Bureau Recommends: HSBC held $1.4bn in Libyan assets
The Bureau recommends an investigation by Global Witness that reveals British bank HSBC held $1.4bn of Libyan state funds last year.
A leaked document shows that the Libyan Investment Authority, which deposited the funds identified by Global Witness, was managing total assets of more than $64bn.
It is important to stress that HSBC has done nothing illegal. But on the back of its findings, Global Witness has called for new laws requiring banks and investment funds to disclose all state funds they manage.
According to the document, the LIA held $1bn in an “HSBC Liquidity Acct.”, $395m in HSBC Luxembourg, and a final $2.9m in an unidentified account.

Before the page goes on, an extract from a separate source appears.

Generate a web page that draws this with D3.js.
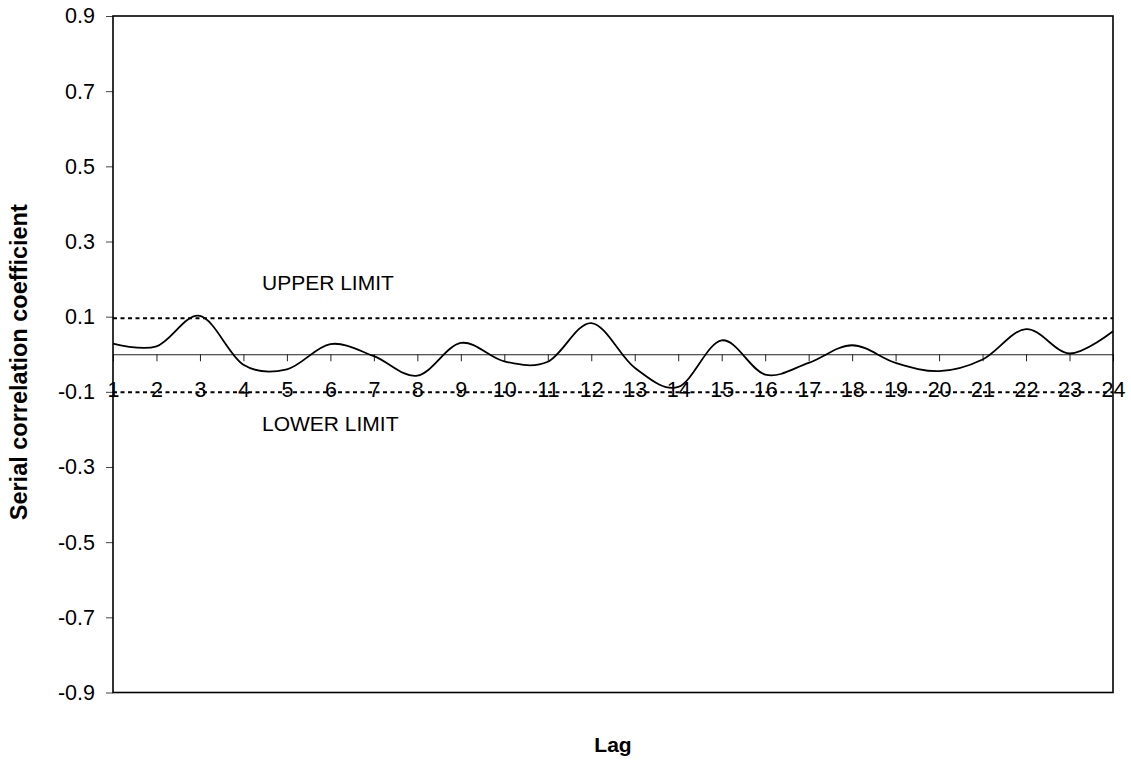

The revelation follows a Bureau investigation earlier this year which revealed the extent of HSBC’s involvement in Egypt. The bank had on its board two directors who in 2004 went on to become ministers of state in the government of Hosni Mubarak, overseeing land sales and privatisations. HSBC was also involved in raising more than £450m for two Egyptian property developers who found themselves embroiled in corruption court cases following the fall of Mubarak earlier this year.
Robert Palmer, a campaigner at Global Witness, said: “Banking secrecy laws still mean that citizens are left in the dark about how their own state’s funds are managed. We can’t continue with a situation where information about how a state handles its assets is only made available once a dictator turns violently on his own people and information is leaked.”
A spokesman for HSBC said: “HSBC has stringent policies and procedures for countering bribery and corruption in all the jurisdictions in which it operates. These apply to dealings with government entities, private organisations and individuals.”